Vor allem aber lenkt die Debatte auf groteske Weise von dem eigentlichen Problem ab: Die Gefahren für
Radfahrende im Straßenverkehr und ihre noch immer fehlende Berücksichtigung in der Verkehrsplanung. 2021 starben allein in Berlin zehn Fahrradfahrer*innen im Verkehr, sechs davon wurden von LKWs überrollt. Der jüngste tödliche Verkehrsunfall auf der Bundesallee war bereits der achte dieser Art in diesem Jahr – und blieb tragischerweise auch nicht der letzte. Hier besteht
tatsächlich dringender politischer Handlungsbedarf.
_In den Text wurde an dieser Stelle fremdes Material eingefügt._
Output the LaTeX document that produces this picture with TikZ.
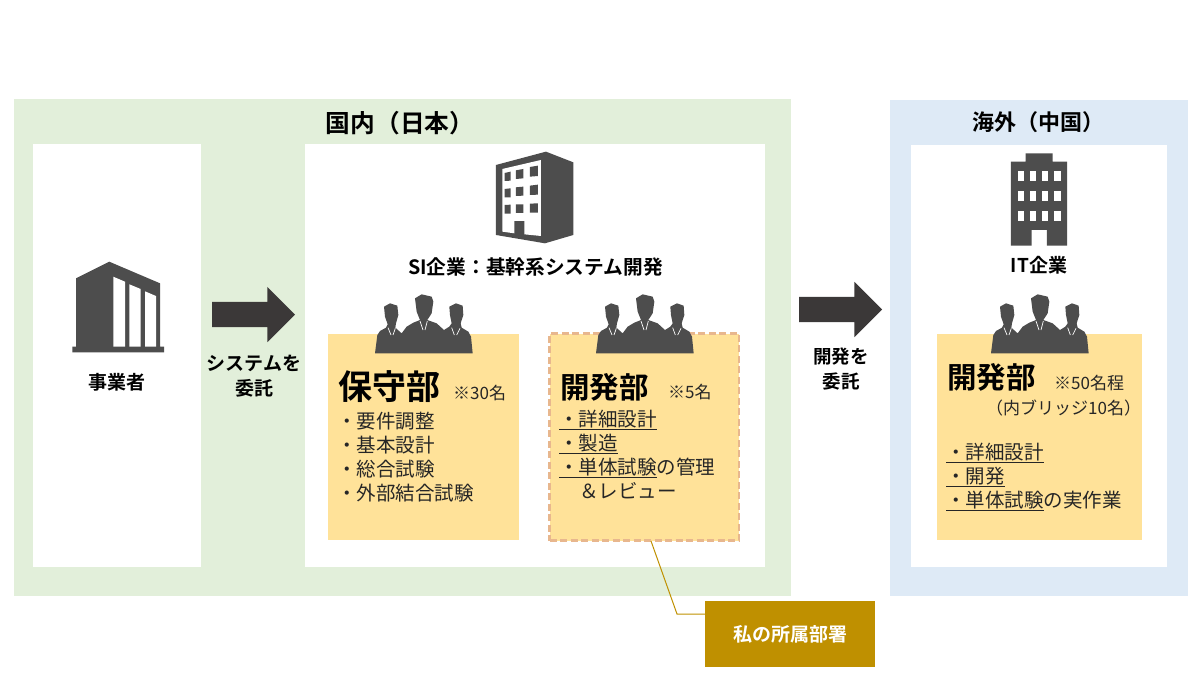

Die Protestierenden nehmen – unter hohen persönlichen Risiken – strafrechtliche Konsequenzen in Kauf, um auf die dramatische klimapolitische Realität hinzuweisen. Am selben Tag, an dem die öffentliche Debatte endgültig ausuferte, warnten Bundesgesundheitsminister Karl Lauterbach und der Leiter des Potsdam-Institut für Klimafolgenforschung (PIK), Johann Rockström, auf einer
Pressekonferenz eindringlich vor den erheblichen Gesundheitsgefahren und tausenden vorzeitigen
Todesfällen durch den Klimawandel. Und nur einen Tag später stellt der Expert*innenrat für Klimafragen in
seinem veröffentlichten Gutachten klar, dass Deutschland weit davon entfernt ist, seine verfassungs- und
freiheitsrechtlich determinierten Klimaschutzziele zu erreichen. Solange derartige Meldungen weitgehend ungehört verhallen, wird die Radikalität der Realität auch künftig Menschen dazu bewegen, störende Protestformen zu wählen. Das ist kein Zeichen antidemokratischer Gesinnung, sondern der steigenden Gefahr, die Menschen in Deutschland und anderswo (zu Recht) im Klimawandel sehen.